WED,NOV 13: Breakfast with frog, boat to Chuao for chocolate-making and back at 1:22. Lunch at Araguaneyes Restaurant with Vivi, lounge in pool looking at birds overhead. To Choroni 5:10-6:20, church closed, walking back. Drinks at Araguaneyes, walk in town and dine at Tasca de Bahia on Carita (fish).
THU,NOV 14: Breakfast in hotel, drive to sugar factory and art, walk to lunch at falls with cave of Virgin of Lourdes, beers and broken binoculars back to hotel at 3:11. Pool for an hour, more drinks at Araguaneyes, walk town, dinner at Mora Restaurant, catching up with a lot of typing before bed at 10:15PM.
FRI,NOV 15: Breakfast with two other families, walk to sugar-boiling, not in operation, in jungle, flowers and flies.
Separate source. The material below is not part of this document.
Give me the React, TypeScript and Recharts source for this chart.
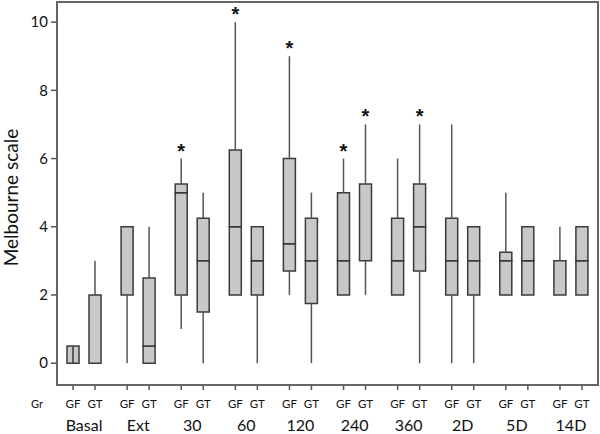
import React from 'react';
import { BarChart, Bar, XAxis, YAxis, ErrorBar, LabelList, ReferenceArea } from 'recharts';

const groups = ['Basal', 'Ext', '30', '60', '120', '240', '360', '2D', '5D', '14D'];
const yTicks = [0, 2, 4, 6, 8, 10];
const yDomain = [-0.64, 10.59];

// GF boxes
const gfMin = [0, 0, 1, 2, 2, 2, 2, 0, 2, 2];
const gfQ1 = [0, 2, 2, 2, 2.7, 2, 2, 2, 2, 2];
const gfMed = [0, 2, 5, 4, 3.5, 3, 3, 3, 3, 3];
const gfQ3 = [0.5, 4, 5.25, 6.25, 6, 5, 4.25, 4.25, 3.25, 3];
const gfMax = [0.5, 4, 6, 10, 9, 6, 6, 7, 5, 4];
const gfStar = [false, false, true, true, true, true, false, false, false, false];
const gfThrough = [true, false, false, false, false, false, false, false, false, false];

// GT boxes
const gtMin = [0, 0, 0, 0, 0, 2, 0, 0, 2, 2];
const gtQ1 = [0, 0, 1.5, 2, 1.75, 3, 2.7, 2, 2, 2];
const gtMed = [0, 0.5, 3, 3, 3, 3, 4, 3, 3, 3];
const gtQ3 = [2, 2.5, 4.25, 4, 4.25, 5.25, 5.25, 4, 4, 4];
const gtMax = [3, 4, 5, 4, 5, 7, 7, 4, 4, 4];
const gtStar = [false, false, false, false, false, true, true, false, false, false];
const gtThrough = [false, false, false, false, false, false, false, false, false, false];

const boxRow = (p: string, i: number, mn: number[], q1: number[], md: number[], q3: number[], mx: number[], st: boolean[], th: boolean[]) => ({
  [p + 'Base']: q1[i],
  [p + 'Low']: md[i] - q1[i],
  [p + 'High']: q3[i] - md[i],
  [p + 'Top']: mx[i] - q3[i],
  [p + 'WhiskLow']: [q1[i] - mn[i], 0],
  [p + 'WhiskHigh']: [mx[i] - q3[i], 0],
  [p + 'Inner']: [th[i] ? q3[i] - mn[i] : 0, 0],
  [p + 'Star']: st[i] ? '*' : '',
});

const data = groups.map((g, i) => ({
  group: g,
  ...boxRow('gf', i, gfMin, gfQ1, gfMed, gfQ3, gfMax, gfStar, gfThrough),
  ...boxRow('gt', i, gtMin, gtQ1, gtMed, gtQ3, gtMax, gtStar, gtThrough),
}));

const FONT = 'Lato, "Open Sans", sans-serif';
const LINE = '#555';
const BOX_FILL = '#c8c8c8';
const BOX_STROKE = '#3a3a3a';

const boxSeries = (p: string) => [
  <Bar key={p + 'b'} dataKey={p + 'Base'} stackId={p} fill="none" isAnimationActive={false}>
    <ErrorBar dataKey={p + 'WhiskLow'} direction="y" width={0} stroke={LINE} strokeWidth={1.5} isAnimationActive={false} />
  </Bar>,
  <Bar key={p + 'l'} dataKey={p + 'Low'} stackId={p} fill={BOX_FILL} stroke={BOX_STROKE} strokeWidth={1.5} isAnimationActive={false} />,
  <Bar key={p + 'h'} dataKey={p + 'High'} stackId={p} fill={BOX_FILL} stroke={BOX_STROKE} strokeWidth={1.5} isAnimationActive={false}>
    <ErrorBar dataKey={p + 'Inner'} direction="y" width={0} stroke={BOX_STROKE} strokeWidth={1.5} isAnimationActive={false} />
  </Bar>,
  <Bar key={p + 't'} dataKey={p + 'Top'} stackId={p} fill="none" isAnimationActive={false}>
    <ErrorBar dataKey={p + 'WhiskHigh'} direction="y" width={0} stroke={LINE} strokeWidth={1.5} isAnimationActive={false} />
    <LabelList dataKey={p + 'Star'} position="top" offset={1} fill="#111" fontSize={20} fontWeight="bold" fontFamily="'Liberation Sans', sans-serif" />
  </Bar>,
];

const GroupTick = (props: any) => {
  const { x, y, payload, index } = props;
  return (
    <g>
      {index === 0 && (
        <text x={x - 47} y={y + 23} textAnchor="middle" fontSize={11} fontFamily={FONT} fill="#111">Gr</text>
      )}
      {[-11, 11].map((dx, k) => (
        <g key={k}>
          <line x1={x + dx} x2={x + dx} y1={y} y2={y + 5} stroke={LINE} strokeWidth={1.5} />
          <text x={x + dx} y={y + 23} textAnchor="middle" fontSize={11.5} fontFamily={FONT} fill="#111">{k ? 'GT' : 'GF'}</text>
        </g>
      ))}
      <text x={x} y={y + 46} textAnchor="middle" fontSize={16} fontFamily={FONT} fill="#111">{payload.value}</text>
    </g>
  );
};

const YLabel = (props: any) => {
  const vb = props.viewBox || { x: 0, y: 2, height: 383 };
  const cx = vb.x + 18;
  const cy = vb.y + vb.height / 2 + 4;
  return (
    <text x={cx} y={cy} transform={`rotate(-90 ${cx} ${cy})`} textAnchor="middle" fontSize={19} fontFamily={FONT} fill="#111">
      Melbourne scale
    </text>
  );
};

export default function App() {
  return (
    <div style={{ width: 600, height: 434 }}>
      <style>{'body{margin:0}'}</style>
      <BarChart width={600} height={434} data={data} margin={{ top: 2, right: 2, left: 0, bottom: 0 }} barSize={12} barGap={10}>
        <XAxis dataKey="group" type="category" interval={0} axisLine={false} tickLine={false} tickSize={0} tickMargin={0} height={49} tick={(p: any) => <GroupTick {...p} />} />
        <YAxis
          type="number"
          domain={yDomain}
          ticks={yTicks}
          allowDataOverflow
          width={57}
          axisLine={false}
          tickLine={{ stroke: LINE, strokeWidth: 1.5 }}
          tickSize={6}
          tickMargin={3}
          tick={{ fill: '#111', fontSize: 15, fontFamily: FONT }}
          label={{ content: YLabel }}
        />
        {boxSeries('gf')}
        {boxSeries('gt')}
        <ReferenceArea y1={yDomain[0]} y2={yDomain[1]} fill="none" stroke="#666" strokeWidth={2} ifOverflow="visible" />
      </BarChart>
    </div>
  );
}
Lunch at Mora. Car to Caracas 3:29-7:37, ending in INTENSE Caracas traffic-jam. Enormous dinner at L'Albufera with screaming kid we move away from and only half-eaten platters of dinner.

SAT,NOV 16: Fabulous room-service breakfast, "lose" wallet, return to hotel, find it in blue bag on way to airport 6:47AM. Fly Caracas-Miami 9:26-12:28 with hour's time-change, flying over Bonaire, Curacau, Haite, Bahamas, Bimini. Lunch of buffalo wings and celery in airport. Fly MIA-JFK 1:40-3:51 in rain and clouds all the way. Home 5:15 for letter from 101 Clark about meeting Wednesday! Look through Sunday Timeses and mail and bed 8:40PM. Finished typing THIS noon 11/25!